Lines of data
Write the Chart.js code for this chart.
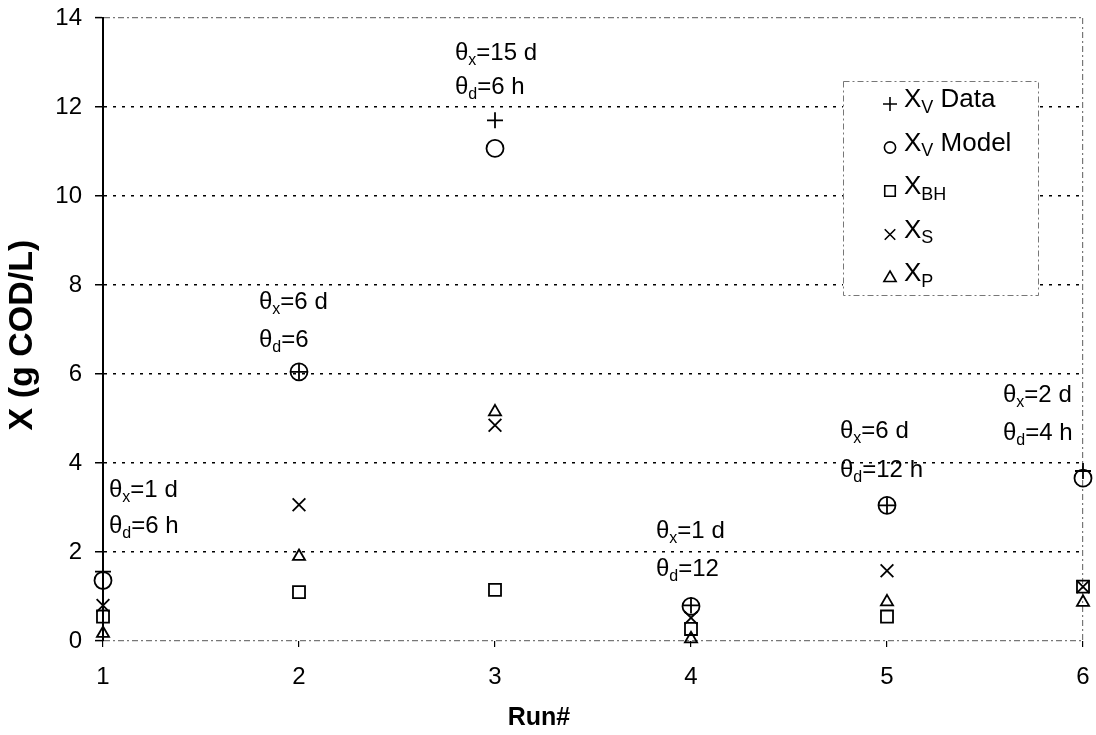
<!DOCTYPE html>
<html>
<head>
<meta charset="utf-8">
<script src="https://cdn.jsdelivr.net/npm/chart.js@4.4.1/dist/chart.umd.min.js"></script>
<style>
  html, body { margin: 0; padding: 0; background: #fff; }
</style>
</head>
<body>
<canvas id="myChart" width="1096" height="735"></canvas>
<script>
// valori (g COD/L)
const runs = [1, 2, 3, 4, 5, 6];
const xvData = [1.56, 6.05, 11.7, 0.8, 3.05, 3.82];
const xvModel = [1.36, 6.05, 11.07, 0.78, 3.05, 3.66];
const xBH = [0.55, 1.1, 1.15, 0.27, 0.55, 1.22];
const xS = [0.8, 3.06, 4.85, 0.52, 1.58, 1.22];
const xP = [0.17, 1.9, 5.15, 0.05, 0.88, 0.87];
const yTicks = [0, 2, 4, 6, 8, 10, 12, 14];

// condizioni operative di ogni run
const thetaX = ['1 d', '6 d', '15 d', '1 d', '6 d', '2 d'];
const thetaD = ['6 h', '6', '6 h', '12', '12 h', '4 h'];

// dove scrivere le etichette: spostamento in px dal run, quota delle due righe
const notePos = [
    { dx: 6, y1: 3.39, y2: 2.57 },
    { dx: -40, y1: 7.62, y2: 6.76 },
    { dx: -40, y1: 13.2, y2: 12.45 },
    { dx: -35, y1: 2.46, y2: 1.6 },
    { dx: -47, y1: 4.7, y2: 3.84 },
    { dx: -80, y1: 5.53, y2: 4.67 }
];

const legendNames = [
    { style: 'cross', sub: 'V', rest: ' Data' },
    { style: 'circle', sub: 'V', rest: ' Model' },
    { style: 'rect', sub: 'BH', rest: '' },
    { style: 'crossRot', sub: 'S', rest: '' },
    { style: 'triangle', sub: 'P', rest: '' }
];

const FONT = '"Liberation Sans", Arial, sans-serif';

function toPoints(values) {
    return runs.map((r, i) => ({ x: r, y: values[i] }));
}

function makeSet(label, values, style, radius) {
    return {
        label: label,
        data: toPoints(values),
        pointStyle: style,
        pointRadius: radius,
        pointHoverRadius: radius,
        borderColor: '#000',
        backgroundColor: 'rgba(0,0,0,0)',
        pointBorderWidth: 1.8,
        clip: false
    };
}

// testo con pedice: parts = [[testo, pedice?], ...]
function drawSubText(ctx, x, y, parts, size) {
    ctx.textBaseline = 'middle';
    ctx.textAlign = 'left';
    parts.forEach(p => {
        const sub = p[1];
        ctx.font = (sub ? Math.round(size * 0.68) : size) + 'px ' + FONT;
        ctx.fillText(p[0], x, sub ? y + size * 0.3 : y);
        x += ctx.measureText(p[0]).width;
    });
}

function drawMarker(ctx, style, x, y, r) {
    ctx.save();
    ctx.strokeStyle = '#000';
    ctx.lineWidth = 1.6;
    ctx.beginPath();
    if (style === 'cross') {
        ctx.moveTo(x - r, y); ctx.lineTo(x + r, y);
        ctx.moveTo(x, y - r); ctx.lineTo(x, y + r);
    } else if (style === 'circle') {
        ctx.arc(x, y, r * 0.8, 0, Math.PI * 2);
    } else if (style === 'rect') {
        const s = r * 0.75;
        ctx.rect(x - s, y - s, 2 * s, 2 * s);
    } else if (style === 'crossRot') {
        const s = r * 0.75;
        ctx.moveTo(x - s, y - s); ctx.lineTo(x + s, y + s);
        ctx.moveTo(x - s, y + s); ctx.lineTo(x + s, y - s);
    } else if (style === 'triangle') {
        ctx.moveTo(x, y - r);
        ctx.lineTo(x + r * 0.87, y + r * 0.5);
        ctx.lineTo(x - r * 0.87, y + r * 0.5);
        ctx.closePath();
    }
    ctx.stroke();
    ctx.restore();
}

const notesPlugin = {
    id: 'notes',
    afterDatasetsDraw(chart) {
        const ctx = chart.ctx;
        const xs = chart.scales.x, ys = chart.scales.y;
        ctx.save();
        ctx.fillStyle = '#000';
        runs.forEach((r, i) => {
            const p = notePos[i];
            const x = xs.getPixelForValue(r) + p.dx;
            drawSubText(ctx, x, ys.getPixelForValue(p.y1), [['\u03b8', false], ['x', true], ['=' + thetaX[i], false]], 24);
            drawSubText(ctx, x, ys.getPixelForValue(p.y2), [['\u03b8', false], ['d', true], ['=' + thetaD[i], false]], 24);
        });
        ctx.restore();
    }
};

// legenda con pedici e titoli degli assi
const legendPlugin = {
    id: 'subLegend',
    afterDraw(chart) {
        const ctx = chart.ctx;
        ctx.save();
        ctx.fillStyle = '#fff';
        ctx.fillRect(843, 81, 195, 214);
        ctx.strokeStyle = '#777';
        ctx.lineWidth = 1;
        ctx.setLineDash([6, 3, 2, 3]);
        ctx.strokeRect(843.5, 81.5, 195, 214);
        ctx.setLineDash([]);
        ctx.fillStyle = '#000';
        legendNames.forEach((item, i) => {
            const y = 100 + i * 43.5;
            drawMarker(ctx, item.style, 890, y + 4, 7);
            drawSubText(ctx, 904, y, [['X', false], [item.sub, true], [item.rest, false]], 26);
        });

        ctx.textAlign = 'center';
        ctx.textBaseline = 'middle';
        ctx.font = 'bold 25px ' + FONT;
        ctx.fillText('Run#', 539, 718);
        ctx.translate(23, 335);
        ctx.rotate(-Math.PI / 2);
        ctx.font = 'bold 34px ' + FONT;
        ctx.fillText('X (g COD/L)', 0, 0);
        ctx.restore();
    }
};

// niente margini extra per le etichette: l'area del grafico la decide il layout
function fixPadding(s) {
    s.paddingTop = 0;
    s.paddingBottom = 0;
    s.paddingLeft = 0;
    s.paddingRight = 0;
}

const ctx = document.getElementById('myChart').getContext('2d');
const myChart = new Chart(ctx, {
    type: 'scatter',
    data: {
        datasets: [
            makeSet('XV Data', xvData, 'cross', 8),
            makeSet('XV Model', xvModel, 'circle', 8.5),
            makeSet('XBH', xBH, 'rect', 8.5),
            makeSet('XS', xS, 'crossRot', 9),
            makeSet('XP', xP, 'triangle', 7)
        ]
    },
    options: {
        responsive: false,
        animation: false,
        devicePixelRatio: 1,
        layout: { padding: { top: 18, right: 13, left: 0, bottom: 0 } },
        plugins: {
            legend: { display: false },
            tooltip: { enabled: false }
        },
        scales: {
            x: {
                type: 'linear',
                min: 1,
                max: 6,
                ticks: {
                    stepSize: 1,
                    color: '#000',
                    padding: 16,
                    font: { family: FONT, size: 24 }
                },
                grid: {
                    color: c => (c.tick && c.tick.value === 6) ? '#777' : 'rgba(0,0,0,0)',
                    lineWidth: 1.2,
                    tickColor: '#000',
                    tickLength: 6,
                    tickWidth: 1.2
                },
                border: { display: false, dash: [6, 3, 2, 3] },
                afterFit: s => { s.height = 94; fixPadding(s); }
            },
            y: {
                min: 0,
                max: 14,
                afterBuildTicks: s => { s.ticks = yTicks.map(v => ({ value: v })); },
                ticks: {
                    color: '#000',
                    padding: 13,
                    font: { family: FONT, size: 24 }
                },
                grid: {
                    color: c => (c.tick && (c.tick.value === 0 || c.tick.value === 14)) ? '#777' : '#000',
                    lineWidth: c => (c.tick && (c.tick.value === 0 || c.tick.value === 14)) ? 1.2 : 1.5,
                    tickColor: '#000',
                    tickLength: 8,
                    tickWidth: 1.5
                },
                border: {
                    display: true,
                    color: '#000',
                    width: 2,
                    dash: c => (c.tick && (c.tick.value === 0 || c.tick.value === 14)) ? [6, 3, 2, 3] : [3, 6]
                },
                afterFit: s => { s.width = 103; fixPadding(s); }
            }
        }
    },
    plugins: [notesPlugin, legendPlugin]
});
</script>
</body>
</html>
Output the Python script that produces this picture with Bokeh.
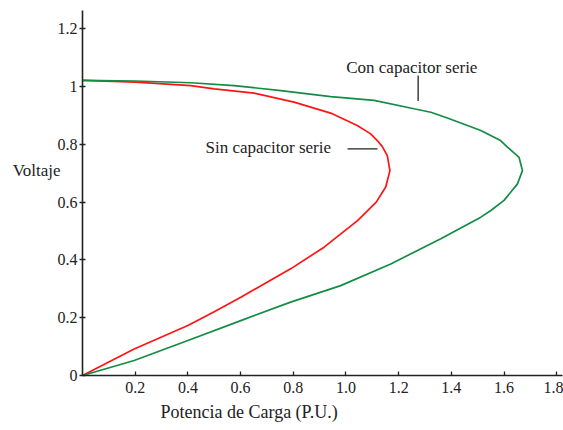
from bokeh.plotting import figure
from bokeh.models import Range1d, Label, FixedTicker, Segment, ColumnDataSource, LinearAxis, Title
from bokeh.embed import file_html
from bokeh.resources import INLINE

# Data (P in P.U., V), traced from the origin, round the nose, back to P=0
sin_p = [0.0, 0.196, 0.400, 0.500, 0.601, 0.790, 0.917, 1.044, 1.115, 1.151, 1.167,
         1.157, 1.138, 1.119, 1.094, 1.043, 0.942, 0.803, 0.651, 0.500, 0.411, 0.202, 0.0]
sin_v = [0.0, 0.092, 0.173, 0.221, 0.271, 0.369, 0.444, 0.536, 0.600, 0.652, 0.709,
         0.761, 0.792, 0.813, 0.836, 0.865, 0.908, 0.946, 0.977, 0.992, 1.003, 1.015, 1.021]

con_p = [0.0, 0.196, 0.400, 0.601, 0.790, 0.980, 1.170, 1.360, 1.512, 1.550, 1.600, 1.651, 1.670,
         1.657, 1.638, 1.613, 1.587, 1.512, 1.385, 1.322, 1.258, 1.107, 0.942, 0.753, 0.575,
         0.411, 0.200, 0.0]
con_v = [0.0, 0.052, 0.121, 0.190, 0.254, 0.311, 0.386, 0.473, 0.548, 0.571, 0.606, 0.663, 0.709,
         0.755, 0.770, 0.790, 0.813, 0.848, 0.891, 0.911, 0.923, 0.952, 0.965, 0.986, 1.003,
         1.013, 1.019, 1.021]

x_ticks = [0.2, 0.4, 0.6, 0.8, 1.0, 1.2, 1.4, 1.6, 1.8]
x_tick_labels = ["0.2", "0.4", "0.6", "0.8", "1.0", "1.2", "1.4", "1.6", "1.8"]
y_ticks = [0, 0.2, 0.4, 0.6, 0.8, 1.0, 1.2]
y_tick_labels = ["0", "0.2", "0.4", "0.6", "0.8", "1", "1.2"]

x_title = "Potencia de Carga (P.U.)"
y_title = "Voltaje"
sin_text = "Sin capacitor serie"
con_text = "Con capacitor serie"

FONT = "Liberation Serif"
INK = "#222222"
RED = "#ff1414"
GREEN = "#148c46"

p = figure(width=563, height=430, output_backend="svg", toolbar_location=None,
           x_range=Range1d(0, 1.822), y_range=Range1d(0, 1.263),
           min_border_left=82, min_border_right=1, min_border_top=10, min_border_bottom=55)
p.outline_line_color = None
p.grid.visible = False
p.background_fill_color = "white"

p.line(sin_p, sin_v, line_color=RED, line_width=1.7)
p.line(con_p, con_v, line_color=GREEN, line_width=1.7)

for ax in (p.xaxis[0], p.yaxis[0]):
    ax.axis_line_color = INK
    ax.axis_line_width = 1.6
    ax.major_tick_line_color = INK
    ax.major_tick_line_width = 1.3
    ax.minor_tick_line_color = None
    ax.major_label_text_font = FONT
    ax.major_label_text_font_size = "16px"
    ax.major_label_text_color = INK

p.xaxis.ticker = FixedTicker(ticks=x_ticks)
p.xaxis.major_label_overrides = dict(zip(x_ticks, x_tick_labels))
p.xaxis.major_tick_in = 4
p.xaxis.major_tick_out = 0
p.xaxis.major_label_standoff = 6

p.yaxis.ticker = FixedTicker(ticks=y_ticks)
p.yaxis.major_label_overrides = dict(zip(y_ticks, y_tick_labels))
p.yaxis.major_tick_in = 3
p.yaxis.major_tick_out = 3
p.yaxis.major_label_standoff = 2

# x title, placed a little left of the frame centre as in the reference
p.add_layout(Title(text=x_title, align="left", offset=78, text_font=FONT,
                   text_font_size="18px", text_font_style="normal", text_color=INK,
                   standoff=9), "below")

# y title, horizontal, raised above the frame centre (blank lines under it)
yt = LinearAxis(ticker=FixedTicker(ticks=[]), axis_label=y_title + "\n\u00a0\n\u00a0",
                axis_line_color=None, major_tick_line_color=None, minor_tick_line_color=None,
                axis_label_text_font=FONT, axis_label_text_font_size="17px",
                axis_label_text_font_style="normal", axis_label_text_color=INK,
                axis_label_orientation="horizontal", axis_label_standoff=-6)
p.add_layout(yt, "left")

# annotations
p.add_layout(Label(x=0.705, y=0.788, text=sin_text, text_font=FONT,
                   text_font_size="17px", text_align="center", text_baseline="middle",
                   text_color=INK))
p.add_layout(Label(x=1.25, y=1.067, text=con_text, text_font=FONT,
                   text_font_size="17px", text_align="center", text_baseline="middle",
                   text_color=INK))
lead = ColumnDataSource(dict(x0=[1.006, 1.274], y0=[0.784, 1.038], x1=[1.12, 1.274], y1=[0.784, 0.95]))
p.add_glyph(lead, Segment(x0="x0", y0="y0", x1="x1", y1="y1", line_color=INK, line_width=1.3))

open("out.html", "w").write(file_html(p, INLINE))
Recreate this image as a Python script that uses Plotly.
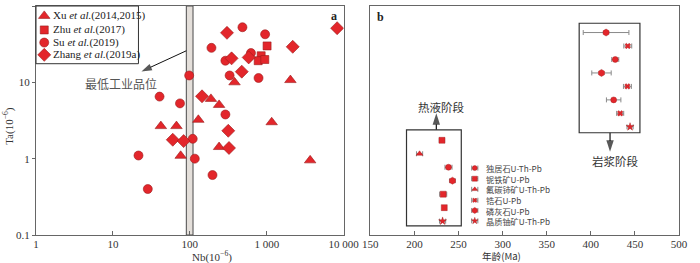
import plotly.graph_objects as go
import math

# ---------------- data: panel a ----------------
xu_nb = [42, 67, 76, 129, 188, 240, 240, 381, 2030, 1159, 3664]
xu_ta = [2.67, 2.67, 1.09, 3.23, 6.07, 5.06, 1.42, 10.0, 10.7, 3.0, 0.95]
zhu_nb = [1010, 846, 774, 943]
zhu_ta = [30, 22.3, 19.2, 19.9]
su_nb = [483, 952, 191, 623, 290, 329, 782, 98, 40.4, 74.5, 290, 109, 116, 21.5, 28.4, 197]
su_ta = [52.7, 42.6, 28.3, 24.2, 19.2, 12.3, 11.4, 12.3, 6.5, 5.3, 3.79, 1.82, 1.0, 1.10, 0.40, 0.61]
zhang_nb = [304, 8220, 2176, 349, 582, 473, 144, 316, 60, 83, 323]
zhang_ta = [44.5, 51.2, 29.2, 20.6, 21.2, 13.8, 6.56, 2.32, 1.77, 1.70, 1.38]
grade_nb = [90, 110]
a_legend = ["Xu <i>et al.</i>(2014,2015)", "Zhu <i>et al.</i>(2017)",
            "Su <i>et al.</i>(2019)", "Zhang <i>et al.</i>(2019a)"]
x_tickvals = [1, 10, 100, 1000, 10000]
x_ticktext = ["1", "10", "100", "1 000", "10 000"]
y_tickvals = [0.1, 1, 10, 100]
y_ticktext = ["0.1", "1", "10", "100"]

# ---------------- data: panel b ----------------
ages = [417.3, 441.9, 427.7, 412.1, 441.5, 425.9, 433.3, 444.5,
        231.2, 205.8, 238.6, 243.1, 232.6, 233.8, 231.9]
errs = [25.9, 4.5, 4.0, 11.0, 4.5, 8.2, 4.0, 3.5,
        3.0, 3.5, 4.0, 3.0, 4.0, 2.0, 3.5]
minerals = [4, 3, 0, 4, 3, 0, 3, 5,
            1, 2, 0, 4, 1, 1, 5]
mineral_names = ["独居石U-Th-Pb", "铌铁矿U-Pb", "氟碳铈矿U-Th-Pb",
                 "锆石U-Pb", "磷灰石U-Pb", "晶质铀矿U-Th-Pb"]
b_ticks = [150, 200, 250, 300, 350, 400, 450, 500]

RED = "#e3262b"
EDGE = "#9b1b1b"
SERIF = "Liberation Serif, Times New Roman, serif"
CJK = "Noto Sans CJK SC, sans-serif"

fig = go.Figure()

# ---- panel a scatter ----
def add_a(nb, ta, sym, size):
    fig.add_trace(go.Scatter(x=nb, y=ta, mode="markers", xaxis="x", yaxis="y",
                             marker=dict(symbol=sym, size=size, color=RED,
                                         line=dict(color=EDGE, width=0.6)),
                             showlegend=False, hoverinfo="skip"))

add_a(xu_nb, xu_ta, "triangle-up", 10)
add_a(zhu_nb, zhu_ta, "square", 8)
add_a(su_nb, su_ta, "circle", 9)
add_a(zhang_nb, zhang_ta, "diamond", 10)

# legend glyphs for panel a (legend box area)
leg_syms = [("triangle-up", 10), ("square", 8), ("circle", 9), ("diamond", 10)]
leg_y = [74.2, 48.6, 33.2, 22.9]
for (sym, sz), yy in zip(leg_syms, leg_y):
    fig.add_trace(go.Scatter(x=[1.28], y=[yy], mode="markers", xaxis="x", yaxis="y",
                             marker=dict(symbol=sym, size=sz, color=RED,
                                         line=dict(color=EDGE, width=0.6)),
                             showlegend=False, hoverinfo="skip"))

# arrow from the grade band towards its label (panel a)
fig.add_trace(go.Scatter(x=[90, 23.5], y=[25.9, 13.9], mode="lines+markers",
                         xaxis="x", yaxis="y",
                         line=dict(color="#111", width=1),
                         marker=dict(symbol="arrow", size=[0, 11], angleref="previous",
                                     color="#111", line=dict(width=0)),
                         showlegend=False, hoverinfo="skip"))

# ---- panel b scatter ----
b_syms = [("circle", 6), ("square", 6), ("triangle-up", 6),
          ("x", 5), ("hexagon", 7), ("star", 6)]
yidx = list(range(1, len(ages) + 1))
for m in range(len(mineral_names)):
    xs = [a for a, k in zip(ages, minerals) if k == m]
    es = [e for e, k in zip(errs, minerals) if k == m]
    ys = [y for y, k in zip(yidx, minerals) if k == m]
    sym, sz = b_syms[m]
    fig.add_trace(go.Scatter(x=xs, y=ys, mode="markers", xaxis="x2", yaxis="y2",
                             error_x=dict(type="data", array=es, color="#8a8a8a",
                                          thickness=1, width=2.5),
                             marker=dict(symbol=sym, size=sz, color=RED,
                                         line=dict(color=EDGE, width=0.4)),
                             showlegend=False, hoverinfo="skip"))
# legend glyphs panel b
leg_by = [11.06, 11.85, 12.64, 13.45, 14.21, 14.98]
for m, yy in enumerate(leg_by):
    sym, sz = b_syms[m]
    fig.add_trace(go.Scatter(x=[268.4], y=[yy], mode="markers", xaxis="x2", yaxis="y2",
                             error_x=dict(type="data", array=[3.5], color="#8a8a8a",
                                          thickness=1, width=2.5),
                             marker=dict(symbol=sym, size=sz - 1, color=RED,
                                         line=dict(color=EDGE, width=0.4)),
                             showlegend=False, hoverinfo="skip"))

# stage arrows (panel b)
fig.add_trace(go.Scatter(x=[224.8, 224.8], y=[8.22, 7.0], mode="lines+markers",
                         xaxis="x2", yaxis="y2", line=dict(color="#111", width=1.2),
                         marker=dict(symbol="arrow", size=[0, 12], angleref="previous",
                                     color="#111", line=dict(width=0)),
                         showlegend=False, hoverinfo="skip"))
fig.add_trace(go.Scatter(x=[421.8, 421.8], y=[8.44, 9.85], mode="lines+markers",
                         xaxis="x2", yaxis="y2", line=dict(color="#111", width=1.2),
                         marker=dict(symbol="arrow", size=[0, 12], angleref="previous",
                                     color="#111", line=dict(width=0)),
                         showlegend=False, hoverinfo="skip"))

shapes = []
annotations = []

# band of minimum industrial grade
shapes.append(dict(type="rect", xref="x", yref="y domain", x0=grade_nb[0], x1=grade_nb[1],
                   y0=0, y1=1, fillcolor="#e4dfda", line=dict(color="#4a4a4a", width=1),
                   layer="below"))
# legend box a
shapes.append(dict(type="rect", xref="x domain", yref="y domain", x0=0, x1=0.333,
                   y0=0.748, y1=1, fillcolor="rgba(0,0,0,0)", line=dict(color="#333", width=1)))
leg_ty = [0.957, 0.896, 0.840, 0.787]
for t, yy in zip(a_legend, leg_ty):
    annotations.append(dict(xref="x domain", yref="y domain", x=0.05, y=yy, text=t,
                            showarrow=False, xanchor="left", yanchor="middle",
                            font=dict(family=SERIF, size=11, color="#222")))
annotations.append(dict(xref="x", yref="y", x=1.109, y=math.log10(9.7),
                        text="最低工业品位", showarrow=False,
                        font=dict(family=CJK, size=12, color="#555")))
annotations.append(dict(xref="x domain", yref="y domain", x=0.985, y=0.995, text="<b>a</b>",
                        showarrow=False, xanchor="right", yanchor="top",
                        font=dict(family=SERIF, size=12, color="#222")))

# panel b boxes
shapes.append(dict(type="rect", xref="x2", yref="y2", x0=191, x1=253.1, y0=8.22, y1=15.35,
                   line=dict(color="#333", width=1.2)))
shapes.append(dict(type="rect", xref="x2", yref="y2", x0=386.8, x1=455.7, y0=0.31, y1=8.44,
                   line=dict(color="#333", width=1.2)))
annotations.append(dict(xref="x2", yref="y2", x=230.8, y=6.5, text="热液阶段", showarrow=False,
                        font=dict(family=CJK, size=11.5, color="#333")))
annotations.append(dict(xref="x2", yref="y2", x=428, y=10.56, text="岩浆阶段", showarrow=False,
                        font=dict(family=CJK, size=11.5, color="#333")))
annotations.append(dict(xref="x2", yref="y2", x=278.5, y=sum(leg_by) / len(leg_by),
                        text="<br>".join(mineral_names), showarrow=False, align="left",
                        xanchor="left", yanchor="middle",
                        font=dict(family=CJK, size=8.2, color="#444")))
annotations.append(dict(xref="x2 domain", yref="y2 domain", x=0.015, y=0.99, text="<b>b</b>",
                        showarrow=False, xanchor="left", yanchor="top",
                        font=dict(family=SERIF, size=12, color="#222")))

# axis titles
annotations.append(dict(xref="paper", yref="paper", x=(191.7 - 36) / 652, y=(235 - 256.5) / 230,
                        text="Nb(10<sup>−6</sup>)", showarrow=False, yanchor="middle",
                        font=dict(family=SERIF, size=11, color="#333")))
annotations.append(dict(xref="paper", yref="paper", x=(530 - 36) / 652, y=(235 - 256.3) / 230,
                        text="年龄(Ma)", showarrow=False, yanchor="middle",
                        font=dict(family=CJK, size=9.6, color="#333")))
annotations.append(dict(xref="paper", yref="paper", x=(8 - 36) / 652, y=(235 - 125) / 230,
                        text="Ta(10<sup>−6</sup>)", showarrow=False, textangle=-90,
                        xanchor="center", yanchor="middle",
                        font=dict(family=SERIF, size=11, color="#333")))

axis_common = dict(showline=True, linecolor="#666", linewidth=1, mirror=True,
                   showgrid=False, zeroline=False,
                   tickfont=dict(family=SERIF, size=11, color="#333"))

fig.update_layout(
    width=700, height=263,
    margin=dict(l=36, r=12, t=5, b=28),
    paper_bgcolor="white", plot_bgcolor="white",
    showlegend=False,
    xaxis=dict(type="log", domain=[0, 0.4785], range=[0, 4],
               tickvals=x_tickvals, ticktext=x_ticktext, ticks="inside", ticklen=4,
               tickcolor="#666", anchor="y", ticklabelstandoff=-1, **axis_common),
    yaxis=dict(type="log", domain=[0, 1], range=[-1, 2],
               tickvals=y_tickvals, ticktext=y_ticktext, ticks="outside", ticklen=3,
               tickcolor="#666", anchor="x", **axis_common),
    xaxis2=dict(domain=[0.52, 1], range=[150, 500], tickvals=b_ticks,
                ticks="inside", ticklen=4, tickcolor="#666", anchor="y2",
                ticklabelstandoff=-1, **axis_common),
    yaxis2=dict(domain=[0, 1], range=[16.03, -0.97], showticklabels=False, ticks="",
                anchor="x2", **axis_common),
    shapes=shapes,
    annotations=annotations,
)

fig.write_html("out.html", config={"displayModeBar": False},
               post_script="document.body.style.margin='0';document.body.style.overflow='hidden';")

[Your instructions]
Please quote exactly the run of lines that starts the entries and ends at the line containing "const thetaD = ['6", leaving out every picture.

[Problem solution]
Write the Chart.js code for this chart.
<!DOCTYPE html>
<html>
<head>
<meta charset="utf-8">
<script src="https://cdn.jsdelivr.net/npm/chart.js@4.4.1/dist/chart.umd.min.js"></script>
<style>
  html, body { margin: 0; padding: 0; background: #fff; }
</style>
</head>
<body>
<canvas id="myChart" width="1096" height="735"></canvas>
<script>
// valori (g COD/L)
const runs = [1, 2, 3, 4, 5, 6];
const xvData = [1.56, 6.05, 11.7, 0.8, 3.05, 3.82];
const xvModel = [1.36, 6.05, 11.07, 0.78, 3.05, 3.66];
const xBH = [0.55, 1.1, 1.15, 0.27, 0.55, 1.22];
const xS = [0.8, 3.06, 4.85, 0.52, 1.58, 1.22];
const xP = [0.17, 1.9, 5.15, 0.05, 0.88, 0.87];
const yTicks = [0, 2, 4, 6, 8, 10, 12, 14];

// condizioni operative di ogni run
const thetaX = ['1 d', '6 d', '15 d', '1 d', '6 d', '2 d'];
const thetaD = ['6 h', '6', '6 h', '12', '12 h', '4 h'];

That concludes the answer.